Clips of President Obama giving a speech in Johannesburg have been doing the rounds and a phrase he used in it has stuck in my mind: “Poverty of Ambition.”
He uses it to refer to a crop of leaders who have only thought about themselves and amassed enormous wealth at the expense others. We definitely have no shortage of these leaders in Kenya. However, it got me thinking: Though many of us have not looted public coffers, so many of us suffer from poverty of ambition.
Maybe we need to challenge how we were conditioned to think about ambition. I recently spoke to someone whose version of ambition was making more money. He was not clear what money would enable him to do; he just wanted more money. In the same speech, Obama alluded to the fact that there are only so many house you can buy, trips you can take, etc. He is right. Even if you had all the money in the world, there is only so many cars that will please you, amount of food you can eat and at some point you will tire of the fake relationships that come your way because of the money.

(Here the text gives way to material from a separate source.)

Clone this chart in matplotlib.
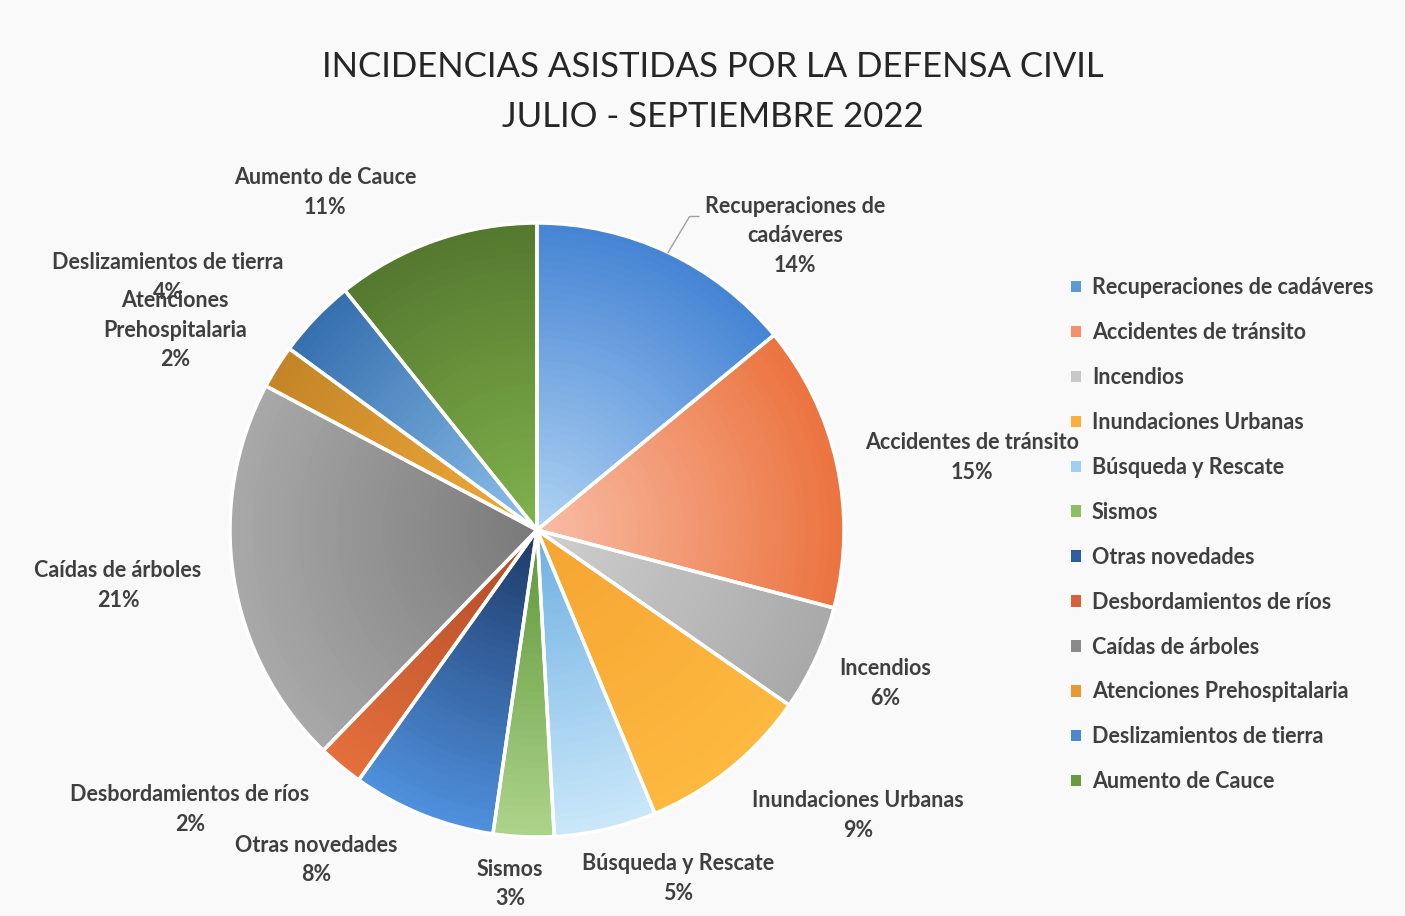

Ambition, in the traditional way of thinking, is evidenced by progress. And it doesn’t stop there. If our goals only revolve around how great or comfortable our own lives become, then we have not really exploited the potential of our ambition as human beings. So apart from just being focused on money, how does poverty of ambition practically show up?
There are so many people getting up in the morning to go to jobs they hate. They have moaned about these jobs for years, but they will stay because of the money and the social identity it gives them. They will rationalise, time and again, why they cannot leave or change the situation.
Perhaps you run a business that is doing fairly well. It pays for your lifestyle consistently and comfortably. You don’t push the boundaries on what this business would be if you dared to rock the boat a bit. You think certain investments are too expensive yet you will easily spend similar amounts on entertaining yourself or a buying new car.
Maybe you have retired and you are doing nothing. Ambition is not supposed to end at retirement. You have accumulated expertise that can help somebody. You can teach, write, participate in boards or committees.
Maybe you are highly ambitious on all measures professionally but have neglected to teach your own kids the value of hard work. You just buy them things and wonder later how they became so entitled. These are just a few examples and once we broaden the scope of ambition, we can start seeing for ourselves where we may have placed limits on what we can achieve. I am definitely guilty of a few things and I’m now challenged to change.
At the end of the day, I believe true ambition leads to the answer to this question. Whose life have you changed? The vehicle may be different. It could through be running a home, a business, building a career, serving on a school committee etc. What changed because you were present? Even little things have a huge impact. Why would the organisation you work for remember you five years from now? Definitely not because you were gossiping about the boss at lunch time with other forgettable people.
Does the business you are running truly serve and will it be there beyond you? You won’t die with your money so what will you leave your money doing? Will it be left destroying families as they fight over it or will it educate a community? Having money, investments, business, careers, great lifestyles, degrees etc. doesn’t make you ambitious, successful or even interesting. What you do with the resources at your disposal does. So given what you have, do you suffer from Poverty of Ambition?